# Assignment: Exploring CLIP for Zero-Shot Learning and Linear Probing

**Total Marks: 30**

**Group Name:** __________________

**Student Name (Student ID):**

1. __________________ (__________________)
2. __________________ (__________________)
3. __________________ (__________________)
4. __________________ (__________________)

## Introduction

This assignment aims to deepen your understanding of large-scale vision-language models like CLIP (Contrastive Language-Image Pre-Training).

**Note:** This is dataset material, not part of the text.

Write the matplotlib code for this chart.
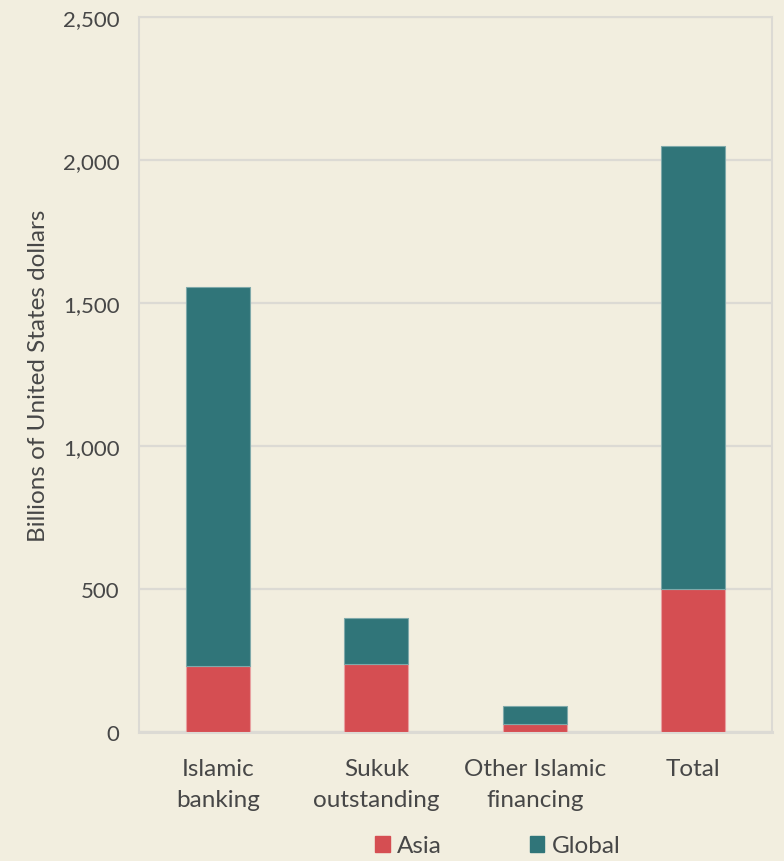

You will explore two primary methods for applying CLIP to image classification tasks:

1.  **Zero-Shot Prediction**: Using CLIP's ability to associate images with arbitrary text descriptions without any task-specific training. You will implement the core prediction logic and investigate how different "prompts" and similarity metrics affect performance.
2.  **Linear Probing**: Using CLIP as a feature extractor. You will freeze the powerful pre-trained image encoder and **build and train** a simple linear classifier on top of these features.

You will compare the performance, trade-offs, and characteristics of these two approaches using the ImageNet dataset.

---

## **Question 1: Setting up CLIP** [6 Marks]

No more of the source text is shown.